In the South East the anger was sharper. Commentators complained that once again their region had been overlooked, with insecurity cited as an excuse for bypassing deliveries. “Not even one southeastern state? Damn!” was a typical reaction. Others accused the company of hypocrisy, arguing that it could leapfrog South Eastern states to serve Rivers.
The controversy illustrates how fuel distribution has become a stage on which broader grievances about belonging and fairness are performed. A scheme intended as a symbol of relief instead reinforced perceptions of regional inequality.
A battle for legitimacy in the oil economy
What is unfolding is more than a logistical adjustment. It is a struggle over legitimacy in Nigeria’s oil economy. Pump prices in the South West and parts of the Niger Delta have fallen, while competitors such as MRS have quietly lowered their prices to remain relevant. Yet consumers remain sceptical. Reports surfaced that some stations, even after receiving cheaper supply, still sold at ?870, fuelling suspicion that old habits die hard.

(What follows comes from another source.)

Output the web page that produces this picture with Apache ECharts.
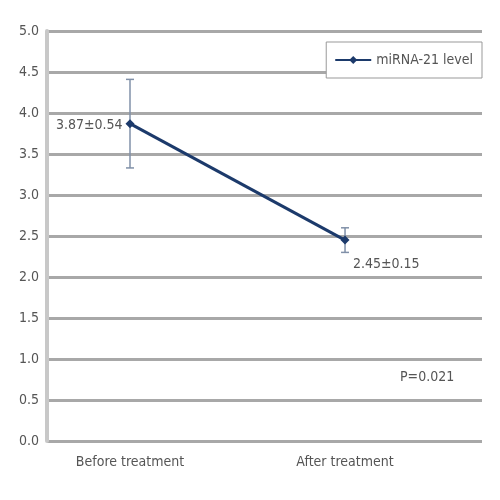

The refinery has nevertheless forced a recalibration. For ordinary Nigerians, the clash pits an indigenous company presenting itself as a patriotic alternative against entrenched unions seen as profiteers. For investors, it signals the risks of concentrated market power. For politicians, it highlights how quickly corporate gestures can feed into narratives of exclusion.
What began as a free delivery scheme has become a national conversation about trust, power and fairness. Dangote has positioned itself as both disruptor and unifier, but it now faces the delicate task of expanding distribution without reinforcing old regional wounds or sliding into monopoly. The refinery is not just a plant on the Lekki coast. It is symbolic infrastructure, where the price of petrol carries with it the weight of national legitimacy.